Monday, September 22, 2008

Investigation of Sarah Palin Email Hacker Focuses on David Kernell

Investigations into the hacking of Sarah Palin's private email account continues. (My initial post on this subject here). The FBI has focused its efforts on David Kernell, a student at the University of Tennessee. Search warrants have been granted and served on Kernell's apartment.

The interesting twist is that David Kernell is the son of Democratic Tennessee state representative Mike Kernell. The obvious question is whether the son acted on his own or if he was given direction by someone officially affiliated with Democratic party. The former makes it just an impulsive kid acting out in an irresponsible manner; the latter would have more serious political and legal implications.

The son certainly wasn't careful and the attitude displayed is disgraceful.
I read though the emails… ALL OF THEM… before I posted, and what I concluded was anticlimactic, there was nothing there, nothing incriminating, nothing that would derail her campaign as I had hoped, all I saw was personal stuff, some clerical stuff from when she was governor…. And pictures of her family
So he broke into her private (not official government) Yahoo! email account and was devastated to find only private information?

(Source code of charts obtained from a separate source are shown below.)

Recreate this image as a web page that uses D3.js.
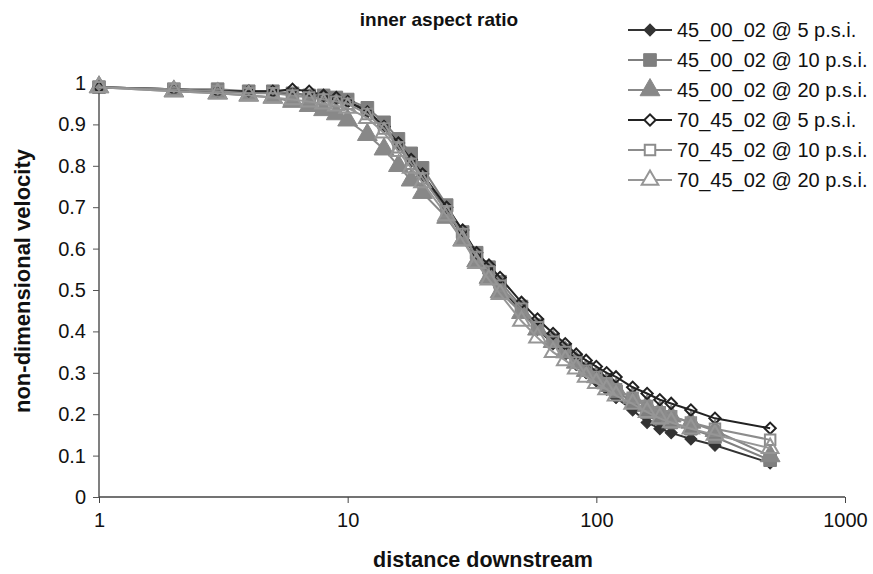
<!DOCTYPE html>
<html><head><meta charset="utf-8">
<script src="https://cdn.jsdelivr.net/npm/d3@7/dist/d3.min.js"></script>
<style>body{margin:0;background:#fff}svg{display:block}text{font-family:"Liberation Sans",Arial,sans-serif}</style>
</head><body><svg id="c" width="873" height="574"></svg>
<script>
const xValues = [1,2,3,4,5,6,7,8,9,10,12,14,16,18,20,25,29,33,37,41,50,58,67,75,83,91,100,110,120,140,160,180,200,240,300,500];
const seriesNames = ["45_00_02 @ 5 p.s.i.","45_00_02 @ 10 p.s.i.","45_00_02 @ 20 p.s.i.","70_45_02 @ 5 p.s.i.","70_45_02 @ 10 p.s.i.","70_45_02 @ 20 p.s.i."];
const s45_5  = [0.99,0.985,0.98,0.98,0.975,0.975,0.97,0.965,0.96,0.955,0.935,0.895,0.85,0.81,0.775,0.69,0.63,0.58,0.54,0.505,0.45,0.405,0.37,0.345,0.32,0.30,0.28,0.26,0.24,0.21,0.18,0.165,0.155,0.14,0.125,0.082];
const s45_10 = [0.99,0.985,0.985,0.98,0.98,0.975,0.97,0.97,0.965,0.96,0.94,0.905,0.865,0.83,0.795,0.705,0.64,0.59,0.555,0.52,0.46,0.415,0.38,0.355,0.33,0.31,0.29,0.27,0.255,0.23,0.205,0.19,0.18,0.165,0.145,0.089];
const s45_20 = [0.99,0.98,0.975,0.97,0.965,0.955,0.945,0.935,0.925,0.91,0.875,0.84,0.80,0.765,0.735,0.675,0.62,0.57,0.53,0.495,0.445,0.405,0.375,0.35,0.325,0.305,0.29,0.275,0.26,0.24,0.22,0.205,0.195,0.18,0.16,0.099];
const s70_5  = [0.99,0.985,0.98,0.98,0.98,0.985,0.98,0.97,0.965,0.955,0.93,0.895,0.855,0.815,0.78,0.70,0.645,0.59,0.56,0.53,0.47,0.43,0.395,0.37,0.345,0.33,0.315,0.30,0.29,0.265,0.25,0.235,0.226,0.21,0.19,0.166];
const s70_10 = [0.99,0.985,0.98,0.975,0.975,0.97,0.965,0.96,0.955,0.95,0.925,0.89,0.845,0.805,0.77,0.69,0.635,0.58,0.545,0.51,0.455,0.41,0.375,0.35,0.325,0.305,0.29,0.275,0.26,0.24,0.22,0.205,0.195,0.18,0.165,0.138];
const s70_20 = [0.99,0.98,0.975,0.97,0.965,0.96,0.955,0.95,0.945,0.94,0.915,0.88,0.835,0.795,0.76,0.68,0.62,0.565,0.525,0.49,0.425,0.385,0.35,0.33,0.31,0.29,0.275,0.26,0.245,0.225,0.205,0.19,0.18,0.165,0.15,0.118];
const yTicks = [0,0.1,0.2,0.3,0.4,0.5,0.6,0.7,0.8,0.9,1];
const xTicks = [1,10,100,1000];

const styles = [
  {color:"#333333", shape:"diamond", filled:true},
  {color:"#7f7f7f", shape:"square", filled:true},
  {color:"#888888", shape:"triangle", filled:true},
  {color:"#222222", shape:"diamond", filled:false},
  {color:"#8c8c8c", shape:"square", filled:false},
  {color:"#969696", shape:"triangle", filled:false}
];
const allValues = [s45_5,s45_10,s45_20,s70_5,s70_10,s70_20];

const svg = d3.select("#c");
const x = d3.scaleLog().domain([1,1000]).range([99,845]);
const y = d3.scaleLinear().domain([0,1]).range([497,83]);

function markerPath(shape, filled){
  if(shape==="diamond") return d3.symbol().type(d3.symbolSquare).size(filled?72:64)();
  if(shape==="square") return d3.symbol().type(d3.symbolSquare).size(filled?160:110)();
  return d3.symbol().type(d3.symbolTriangle).size(filled?170:120)();
}
function markerTransform(shape, px, py){
  return shape==="diamond" ? `translate(${px},${py}) rotate(45)` : `translate(${px},${py})`;
}

// axes
const yAxis = svg.append("g").attr("transform","translate(99,0)")
  .call(d3.axisLeft(y).tickValues(yTicks).tickFormat(d=>String(+d.toFixed(1))).tickSize(6).tickPadding(7));
yAxis.select(".domain").attr("stroke","#808080").attr("stroke-width",2).attr("d","M0,497V83");
yAxis.selectAll(".tick line").attr("stroke","#555");
yAxis.selectAll(".tick text").attr("font-size",20).attr("fill","#111");

const xAxis = svg.append("g").attr("transform","translate(0,497)")
  .call(d3.axisBottom(x).tickValues(xTicks).tickFormat(d3.format("d")).tickSize(6).tickPadding(10));
xAxis.select(".domain").attr("stroke","#444").attr("stroke-width",1.5).attr("d","M99,0H845");
xAxis.selectAll(".tick line").attr("stroke","#444");
xAxis.selectAll(".tick text").attr("font-size",20).attr("fill","#111");

// series
const line = d3.line().x((d,i)=>x(xValues[i])).y(d=>y(d));
allValues.forEach((vals,k)=>{
  const st = styles[k];
  const g = svg.append("g");
  g.append("path").datum(vals).attr("d",line).attr("fill","none").attr("stroke",st.color).attr("stroke-width",2);
  g.selectAll("path.m").data(vals).enter().append("path").attr("class","m")
    .attr("d",markerPath(st.shape,st.filled))
    .attr("transform",(d,i)=>markerTransform(st.shape,x(xValues[i]),y(d)))
    .attr("fill",st.filled?st.color:"none")
    .attr("stroke",st.color).attr("stroke-width",st.filled?1:2);
});

// titles
svg.append("text").attr("x",439).attr("y",26).attr("text-anchor","middle").attr("font-size",19).attr("font-weight","bold").attr("fill","#111").text("inner aspect ratio");
svg.append("text").attr("x",483).attr("y",567).attr("text-anchor","middle").attr("font-size",21.5).attr("font-weight","bold").attr("fill","#111").text("distance downstream");
svg.append("text").attr("transform","translate(30,281) rotate(-90)").attr("text-anchor","middle").attr("font-size",22).attr("font-weight","bold").attr("fill","#111").text("non-dimensional velocity");

// legend
const lg = svg.append("g");
seriesNames.forEach((name,k)=>{
  const st = styles[k];
  const ly = 30 + k*30;
  lg.append("line").attr("x1",628).attr("x2",672).attr("y1",ly).attr("y2",ly).attr("stroke",st.color).attr("stroke-width",2);
  lg.append("path").attr("d",markerPath(st.shape,st.filled)).attr("transform",markerTransform(st.shape,650,ly))
    .attr("fill",st.filled?st.color:"#fff").attr("stroke",st.color).attr("stroke-width",st.filled?1:2);
  lg.append("text").attr("x",677).attr("y",ly+7).attr("font-size",20).attr("fill","#111").text(name);
});
</script></body></html>
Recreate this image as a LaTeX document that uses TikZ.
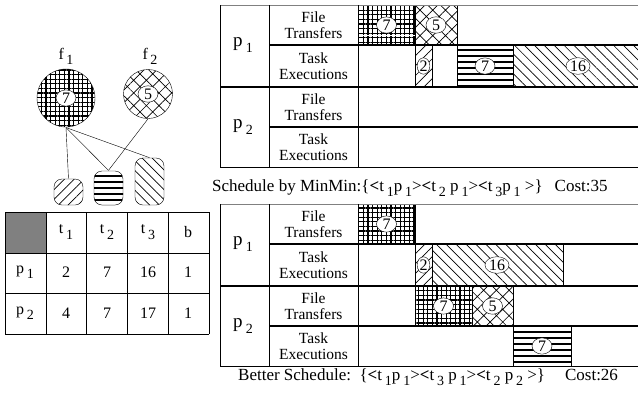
\documentclass[tikz,border=0pt]{standalone}
\usepackage{fontspec}
\setmainfont{Liberation Serif}
\usetikzlibrary{patterns.meta, shapes.geometric}

\newcommand{\lowsub}[1]{\,\raisebox{-0.7ex}{\fontsize{14}{14}\selectfont #1}}

\tikzset{
  gridfill/.style={pattern={Hatch[angle=0, distance=4.6pt, line width=1.1pt]}},
  crossfill/.style={pattern={Hatch[angle=45, distance=9pt, line width=0.7pt]}},
  nefill/.style={pattern={Lines[angle=45, distance=7pt, line width=0.7pt]}},
  hfill/.style={pattern={Lines[angle=0, distance=6pt, line width=1.3pt]}},
  nwfill/.style={pattern={Lines[angle=-45, distance=7pt, line width=0.7pt]}},
  tag/.style={draw, ellipse, fill=white, inner sep=0.5pt, minimum width=20pt, minimum height=14pt},
  taskshape/.style={draw, rounded corners=8pt, minimum width=29pt},
  lab/.style={align=center, font=\fontsize{15.5}{16.5}\selectfont},
  cell/.style={font=\fontsize{16}{17}\selectfont},
  block/.style={draw, line width=0.8pt},
  rowline/.style={line width=1.5pt},
  pline/.style={line width=2pt}
}

\begin{document}
\begin{tikzpicture}[x=1pt, y=-1pt, font=\fontsize{16}{17}\selectfont]
    \useasboundingbox (0,0) rectangle (638,392);

    % files and tasks
    \node[cell] (f1lab) at (66,56) {f\lowsub{1}};
    \node[cell] (f2lab) at (150,56) {f\lowsub{2}};
    \node[draw, circle, gridfill, minimum size=58pt] (f1) at (66,98) {};
    \node[draw, circle, crossfill, minimum size=49pt] (f2) at (148,94) {};
    \node[tag] (f1tag) at (f1) {7};
    \node[tag] (f2tag) at (f2) {5};
    \node[taskshape, nefill, minimum height=26pt] (t1) at (68.5,192) {};
    \node[taskshape, hfill, minimum height=34pt] (t2) at (108.5,188) {};
    \node[taskshape, nwfill, minimum height=47pt] (t3) at (149.5,181.5) {};
    \draw (f1.south) -- (t1.north);
    \draw (f1.south) -- (t2.north);
    \draw (f1.south) -- (t3.north);
    \draw (f2.south) -- (t2.north);

    % cost table
    \fill[gray] (5,212) rectangle (46,253);
    \foreach \x in {5,46,86,127,168,209}
        \draw[line width=0.9pt] (\x,212) -- (\x,334);
    \foreach \y in {212,253,293,334}
        \draw[line width=0.9pt] (5,\y) -- (209,\y);
    \node[cell] (ht1) at (66,232) {t\lowsub{1}};
    \node[cell] (ht2) at (107,232) {t\lowsub{2}};
    \node[cell] (ht3) at (148,232) {t\lowsub{3}};
    \node[cell] (hb) at (188,232) {b};
    \node[cell] (rp1) at (25,272) {p\lowsub{1}};
    \node[cell] (c11) at (66,272) {2};
    \node[cell] (c12) at (107,272) {7};
    \node[cell] (c13) at (148,272) {16};
    \node[cell] (c14) at (188,272) {1};
    \node[cell] (rp2) at (25,313) {p\lowsub{2}};
    \node[cell] (c21) at (66,313) {4};
    \node[cell] (c22) at (107,313) {7};
    \node[cell] (c23) at (148,313) {17};
    \node[cell] (c24) at (188,313) {1};

    % schedule by MinMin
    \draw[block, gridfill] (358,5) rectangle (415,45);
    \draw[block, crossfill] (415,5) rectangle (457,45);
    \draw[block, nefill] (415,45) rectangle (432,87);
    \draw[block, hfill] (457,45) rectangle (513,87);
    \draw[block, nwfill] (513,45) rectangle (645,87);
    \node[tag] (a7) at (386.5,25) {7};
    \node[tag] (a5) at (436,25) {5};
    \node[tag, minimum width=10pt] (a2) at (423.5,66) {2};
    \node[tag] (b7) at (485,66) {7};
    \node[tag] (b16) at (578,66) {16};
    \draw[gray, line width=0.8pt] (220,5) -- (638,5);
    \draw[line width=0.9pt] (220,5) -- (220,167) -- (638,167);
    \draw[line width=0.9pt] (269,5) -- (269,167);
    \draw[line width=0.9pt] (358,5) -- (358,167);
    \draw[rowline] (269,45) -- (638,45);
    \draw[pline] (220,87) -- (638,87);
    \draw[rowline] (269,127) -- (638,127);
    \node[cell, font=\fontsize{19}{19}\selectfont] (p1a) at (243,45) {p\lowsub{1}};
    \node[cell, font=\fontsize{19}{19}\selectfont] (p2a) at (243,127) {p\lowsub{2}};
    \node[lab] (fa1) at (313.5,25) {File\\Transfers};
    \node[lab] (ea1) at (313.5,66) {Task\\Executions};
    \node[lab] (fa2) at (313.5,107) {File\\Transfers};
    \node[lab] (ea2) at (313.5,147) {Task\\Executions};
    \node[cell, anchor=west, font=\fontsize{17}{18}\selectfont, inner sep=1pt] (cap1) at (211,188) {Schedule by MinMin:\{\textbf{<}t\lowsub{1}p\lowsub{1}>\textbf{<}t\lowsub{2} p\lowsub{1}>\textbf{<}t\lowsub{3}p\lowsub{1} >\}\hspace{12pt}Cost:35};

    % better schedule
    \draw[block, gridfill] (358,204) rectangle (415,244);
    \draw[block, nefill] (415,244) rectangle (432,286);
    \draw[block, nwfill] (432,244) rectangle (563,286);
    \draw[block, gridfill] (415,286) rectangle (472,326);
    \draw[block, crossfill] (472,286) rectangle (513,326);
    \draw[block, hfill] (513,326) rectangle (571,366);
    \node[tag] (c7) at (386.5,224) {7};
    \node[tag, minimum width=10pt] (c2) at (423.5,265) {2};
    \node[tag] (c16) at (497,265) {16};
    \node[tag] (d7) at (443.5,306) {7};
    \node[tag] (d5) at (492.5,306) {5};
    \node[tag] (e7) at (542,346) {7};
    \draw[gray, line width=0.8pt] (220,204) -- (638,204);
    \draw[line width=0.9pt] (220,204) -- (220,366) -- (638,366);
    \draw[line width=0.9pt] (269,204) -- (269,366);
    \draw[line width=0.9pt] (358,204) -- (358,366);
    \draw[rowline] (269,244) -- (638,244);
    \draw[pline] (220,286) -- (638,286);
    \draw[rowline] (269,326) -- (638,326);
    \node[cell, font=\fontsize{19}{19}\selectfont] (p1b) at (243,244) {p\lowsub{1}};
    \node[cell, font=\fontsize{19}{19}\selectfont] (p2b) at (243,326) {p\lowsub{2}};
    \node[lab] (fb1) at (313.5,224) {File\\Transfers};
    \node[lab] (eb1) at (313.5,265) {Task\\Executions};
    \node[lab] (fb2) at (313.5,306) {File\\Transfers};
    \node[lab] (eb2) at (313.5,346) {Task\\Executions};
    \node[cell, anchor=west, font=\fontsize{17}{18}\selectfont, inner sep=1pt] (cap2) at (237,377) {Better Schedule:\enspace\{\textbf{<}t\lowsub{1}p\lowsub{1}>\textbf{<}t\lowsub{3} p\lowsub{1}>\textbf{<}t\lowsub{2} p\lowsub{2} >\}\hspace{20pt}Cost:26};
\end{tikzpicture}
\end{document}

Some people have complained about the lack of national news coverage this story has received. While I agree to some extent, the FBI search is official enough that it is starting to appear on the AP wire. Will CNN, MSNBC, ABC, and the like actually cover the story? Doubtful but if it grows large enough they will have no choice. This is especially true if the father somehow is tied into his son's actions. At the moment though, dad seems to be worrying about number one--his son's problems are his own.
"I had nothing to do with it, I had no knowledge or anything," Mike Kernell told the AP. "I was not a party to anything of this nature at all," he said. "I wasn't in on this — and I wouldn't know how to do anything like that."
I like the "I wasn't in on this" part. Does that mean he knows his son is guilty and is distancing himself or was the "this" just in reference to the email hacking in general? Is his whole response a case of protesting too much? Time will tell...

Update: Credit where credit is due. CNN.com has picked up the AP story. It's a short article and doesn't have one-tenth the information available in local news stories, but a link to the article did appear (and at the time of writing, still appears) on the CNN front page.